For those who can’t be bothered with circumstancial step-by-step screenshots here’s a summary of the most important points, which I did wrong the first few attempts:

  • * Use “Legacy Key” when selecting the certificate request template
  • * Add the common name (FQDN) to the Subject Alternate Name (DNS field)
  • * Mark the private key as exportable (this I actually got from the installation guide and is mentioned far and wide, but I repeat it here, because it gets missed many times)
  • * For those who still have troubles, the CRL URL is probably not working and CRL checking needs to be disabled

But now, for everyone else, the deep dive:

First open the Certificate Management Snap-in, so go to “Run…” type “mmc.exe” and then add the “Certificates” snap-in, point it to the local Computer account. This is the easy part.

Browse to Personal -> Certificates, right-click in the right hand space and choose All Tasks -> Advanced Operations -> Create Custom Request…

Select “Proceed without enrollment policy” – as we’re not attached to AD, we most likely have no other choice.

Here comes the first important step; select “Legacy Key” in the drop-down!

I skip screens with nothing to modify on them. Next up is the Certificate Information screen, expand the drop-down and click “Properties”.

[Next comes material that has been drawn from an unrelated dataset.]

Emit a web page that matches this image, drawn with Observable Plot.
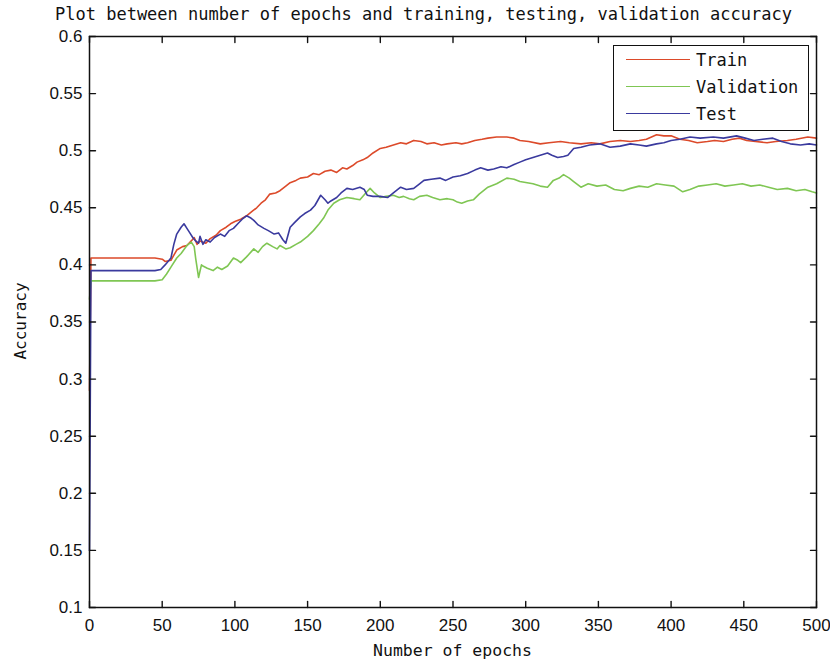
<!DOCTYPE html>
<html>
<head>
<meta charset="utf-8">
<script src="https://cdn.jsdelivr.net/npm/d3@7"></script>
<script src="https://cdn.jsdelivr.net/npm/@observablehq/plot@0.6"></script>
<style>
  body { margin: 0; background: #fff; }
  #wrap { position: relative; width: 830px; height: 664px; overflow: hidden; background: #fff; }
  .mono { font-family: "DejaVu Sans Mono", monospace; color: #111; position: absolute; white-space: nowrap; }
  #title { left: 55px; top: 4px; font-size: 17px; }
  #xlabel { left: 0; width: 905px; text-align: center; top: 641px; font-size: 16.5px; }
  #ylabel { left: 20px; top: 321px; font-size: 16px; transform: translate(-50%, -50%) rotate(-90deg); }
  #legend { position: absolute; left: 613px; top: 45px; width: 194px; height: 84px; border: 1.5px solid #111; background: #fff; }
  .row { position: absolute; left: 0; height: 20px; }
  .row span.sw { position: absolute; left: 12px; top: 9px; width: 64px; height: 0; border-top: 1.6px solid; }
  .row span.tx { position: absolute; left: 82px; top: 0; font-family: "DejaVu Sans Mono", monospace; font-size: 17px; color: #111; }
</style>
</head>
<body>
<div id="wrap">
  <div id="title" class="mono">Plot between number of epochs and training, testing, validation accuracy</div>
  <div id="chart"></div>
  <div id="xlabel" class="mono">Number of epochs</div>
  <div id="ylabel" class="mono">Accuracy</div>
  <div id="legend"></div>
</div>
<script>
// ---- data ----
const seriesNames = ["Train", "Validation", "Test"];
const seriesColors = ["#dc4a2a", "#7fc653", "#3a3a9e"];

const trainEpochs = [0,1,2,45,50,52,56,60,64,67,70,72,74,76,80,83,87,90,94,97,100,104,108,112,115,118,121,124,128,131,135,138,142,145,150,154,158,162,166,170,174,177,181,184,188,191,195,200,204,209,214,218,223,228,232,237,242,246,252,256,260,265,270,274,280,287,292,296,302,310,316,324,330,338,345,351,358,365,372,378,383,390,395,400,406,412,418,425,430,436,442,447,452,458,466,472,480,486,494,500];
const trainAcc = [0.29,0.406,0.406,0.406,0.405,0.403,0.404,0.413,0.416,0.417,0.421,0.424,0.418,0.421,0.419,0.423,0.426,0.430,0.433,0.436,0.438,0.440,0.443,0.447,0.450,0.454,0.457,0.462,0.463,0.465,0.469,0.472,0.474,0.476,0.477,0.480,0.479,0.482,0.483,0.481,0.485,0.484,0.487,0.490,0.492,0.494,0.498,0.502,0.503,0.505,0.507,0.506,0.509,0.508,0.506,0.507,0.505,0.506,0.507,0.506,0.507,0.509,0.510,0.511,0.512,0.512,0.511,0.509,0.508,0.506,0.507,0.508,0.507,0.506,0.507,0.506,0.508,0.509,0.508,0.509,0.510,0.514,0.513,0.513,0.510,0.509,0.507,0.508,0.509,0.508,0.510,0.511,0.509,0.508,0.507,0.508,0.509,0.510,0.512,0.511];

const testEpochs = [0,1,2,45,49,52,56,58,60,63,65,67,69,71,73,75,76,78,80,83,86,90,93,96,99,102,105,108,111,113,116,120,123,127,130,133,135,138,141,145,148,152,155,159,162,164,166,170,173,177,181,186,189,191,195,200,205,209,214,218,223,227,230,235,241,245,250,255,260,265,269,274,278,283,287,292,296,300,305,310,315,318,322,326,329,333,338,344,351,358,365,372,378,383,390,395,400,406,413,420,429,436,445,451,457,463,470,476,482,489,495,500];
const testAcc = [0.15,0.395,0.395,0.395,0.396,0.400,0.406,0.418,0.427,0.433,0.436,0.432,0.428,0.424,0.421,0.419,0.425,0.418,0.422,0.420,0.424,0.427,0.425,0.430,0.432,0.436,0.440,0.443,0.441,0.439,0.435,0.432,0.430,0.427,0.428,0.422,0.419,0.433,0.437,0.442,0.445,0.448,0.452,0.461,0.457,0.454,0.456,0.459,0.463,0.467,0.466,0.468,0.466,0.461,0.460,0.460,0.459,0.463,0.468,0.466,0.467,0.471,0.474,0.475,0.476,0.474,0.477,0.478,0.480,0.483,0.485,0.483,0.484,0.486,0.485,0.488,0.490,0.492,0.494,0.496,0.498,0.496,0.494,0.495,0.496,0.502,0.503,0.505,0.506,0.503,0.504,0.506,0.505,0.504,0.506,0.507,0.509,0.510,0.512,0.511,0.512,0.511,0.513,0.511,0.509,0.510,0.511,0.508,0.506,0.505,0.506,0.505];

const valEpochs = [0,1,2,45,50,53,56,60,63,67,70,72,73,75,77,78,81,85,88,91,95,99,102,104,108,113,116,119,122,126,129,131,135,138,142,145,150,154,158,161,164,168,172,177,182,186,190,193,196,200,204,209,213,216,220,223,227,232,236,241,246,250,253,256,260,264,268,274,280,287,292,296,301,305,310,315,319,323,326,330,333,338,343,349,355,361,367,372,378,384,390,396,402,408,413,419,425,431,437,443,449,455,461,467,473,480,486,492,497,500];
const valAcc = [0.37,0.386,0.386,0.386,0.387,0.392,0.398,0.406,0.410,0.417,0.420,0.416,0.406,0.389,0.400,0.399,0.397,0.395,0.398,0.396,0.399,0.406,0.404,0.402,0.407,0.414,0.411,0.416,0.419,0.416,0.414,0.417,0.414,0.415,0.418,0.420,0.425,0.430,0.436,0.441,0.448,0.454,0.457,0.459,0.458,0.457,0.463,0.467,0.463,0.459,0.460,0.461,0.459,0.460,0.458,0.457,0.460,0.461,0.459,0.457,0.458,0.457,0.455,0.454,0.456,0.457,0.462,0.468,0.471,0.476,0.475,0.473,0.472,0.471,0.469,0.468,0.474,0.476,0.479,0.476,0.473,0.468,0.471,0.469,0.470,0.466,0.465,0.467,0.469,0.468,0.471,0.470,0.469,0.464,0.466,0.469,0.470,0.471,0.469,0.470,0.471,0.469,0.470,0.468,0.466,0.467,0.465,0.466,0.464,0.463];

const xTicks = [0,50,100,150,200,250,300,350,400,450,500];
const yTicks = [0.1,0.15,0.2,0.25,0.3,0.35,0.4,0.45,0.5,0.55,0.6];

// ---- build table ----
const rows = [];
trainEpochs.forEach((e, i) => rows.push({series: "Train", epoch: e, acc: trainAcc[i]}));
valEpochs.forEach((e, i) => rows.push({series: "Validation", epoch: e, acc: valAcc[i]}));
testEpochs.forEach((e, i) => rows.push({series: "Test", epoch: e, acc: testAcc[i]}));

const fmt = d => String(+d.toFixed(2));
const T = 6; // inward tick length
const lineShape = {draw(context, l) { context.moveTo(0, 0); context.lineTo(0, -l); }};
const tickStyle = {length: T, anchor: "start", shape: lineShape, stroke: "#111", strokeWidth: 1.4};

const chart = Plot.plot({
  width: 830,
  height: 664,
  marginTop: 36,
  marginBottom: 57,
  marginLeft: 89,
  marginRight: 14,
  style: {fontFamily: "'Liberation Sans', Arial, sans-serif", fontSize: "17px", color: "#111", background: "#fff"},
  x: {domain: [0, 500]},
  y: {domain: [0.1, 0.6]},
  color: {domain: seriesNames, range: seriesColors},
  marks: [
    Plot.lineY(rows, {x: "epoch", y: "acc", z: "series", stroke: "series", strokeWidth: 1.6}),
    // inward ticks on all four sides
    Plot.vector(xTicks, {x: d => d, frameAnchor: "bottom", rotate: 0, ...tickStyle}),
    Plot.vector(xTicks, {x: d => d, frameAnchor: "top", rotate: 180, ...tickStyle}),
    Plot.vector(yTicks, {y: d => d, frameAnchor: "left", rotate: 90, ...tickStyle}),
    Plot.vector(yTicks, {y: d => d, frameAnchor: "right", rotate: -90, ...tickStyle}),
    // tick labels
    Plot.axisX({anchor: "bottom", ticks: xTicks, tickSize: 0, tickPadding: 11, tickFormat: d => String(d), label: null}),
    Plot.axisY({anchor: "left", ticks: yTicks, tickSize: 0, tickPadding: 7, tickFormat: fmt, label: null}),
    Plot.frame({stroke: "#111", strokeWidth: 1.5})
  ]
});
document.getElementById("chart").appendChild(chart);

// ---- legend ----
const legend = document.getElementById("legend");
const legendOrder = ["Train", "Validation", "Test"];
legendOrder.forEach((name, i) => {
  const r = document.createElement("div");
  r.className = "row";
  r.style.top = (4 + i * 27) + "px";
  const sw = document.createElement("span");
  sw.className = "sw";
  sw.style.borderTopColor = seriesColors[seriesNames.indexOf(name)];
  const tx = document.createElement("span");
  tx.className = "tx";
  tx.textContent = name;
  r.appendChild(sw); r.appendChild(tx);
  legend.appendChild(r);
});
</script>
</body>
</html>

Now insert the “Friendly Name” ‘vdm’, as described in the Installation Guide – but you knew this, didn’t you?

Important point now; add the FQDN of the external URL to the Common Name and the Subject Alternate Name (‘DNS’ field).

Add any other names, short host name, IPs maybe internal name of the box to the DNS/SAN field.

Switch to “Extensions” and expand “Key usage”, add ‘Digital signature’ and ‘Key encipherment’.

Scroll down, expand “Extended key usage” and select ‘Server Authentication’ and ‘Client Authentication’.

Switch to the “Private Key” tab, expand “Key options” and set “Key Size” to 2048, and most importantly, select “Make private key exportable”.

That’s it! Click next and finish the wizard, by saving your request (format doesn’t matter). Feed it to your Certifcation Authority (CA) of choice, install intermediate and root certificates as needed  (if you didn’t already) and (re)start your View services.

When you browse to the FQDN of your View Security Server, you should see that IE does not complain about the certificate anymore.


And the status in the View dashboard should go green. Congrats!

As I mentioned at the beginning, there will be certainly trouble accessing the Certificate Revocation List (CRL) if the certificate is issued in a AD CA, specially by a View Security Server, which resides normally in the DMZ, so you might have to disable CRL checking as per VMware KB article.